In nine seasons with the Titans and one with the Cowboys, George gained 10,441 rushing yards and caught 268 passes for 2,227 receiving yards. He scored 78 touchdowns, 68 rushing and 10 receiving.
“It was difficult to walk away from the game because it never ends on your terms,” George said, sharing parts of his speech. “The NFL stands for ‘Not For Long.’ You have to prepare yourself for the end game, the end of your career whether you play two, three, five, 15 or 20 years.
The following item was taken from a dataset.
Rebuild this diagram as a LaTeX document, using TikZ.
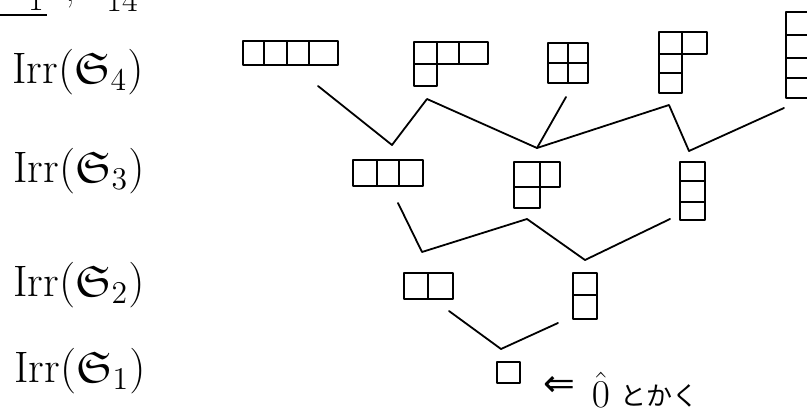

“You are still a young man when you leave the game so it behooves you to think outside the game about businesses, other passions because if you get caught and attached to that identity then you are asking for trouble,” he said. “You are always looking back to what you had and always trying to get back to the top of the mountain, to a level you can never obtain — but you have to realize there is always another mountain to climb, another journey that is worthwhile.”
He said professional athletes need to realize they already possess the blueprint for success — “you just have to change it around for the rules of a different game and do your best in that.”
Clad in a dark grey suit with light blue pinstripes and a white shirt, George provided some advice for today’s student-athletes, similar to athletes in their prime.
“I would definitely tell today student-athletes to think about your end game in terms of your entire life and not just the athletics,” George said, glancing around the media center. “Being 15, 16 and 17, all you see is the next step, getting to college and going professional and making $100 million and be set for life — and that is not true and you really don’t want to stop at that, you want the ambition to move forward.
“It best serves them to live life and to experience all they can experience whether it is the arts, whether it is business, whether it is sports — whatever it might be outside of that, to really open up their minds and to explore that,” he said. “It is important that you diversify yourself because you were not put on this Earth just to run a football, shoot a basketball, throw a baseball or play golf — your purpose is higher and the work is how do you find that purpose and align yourself with that purpose.”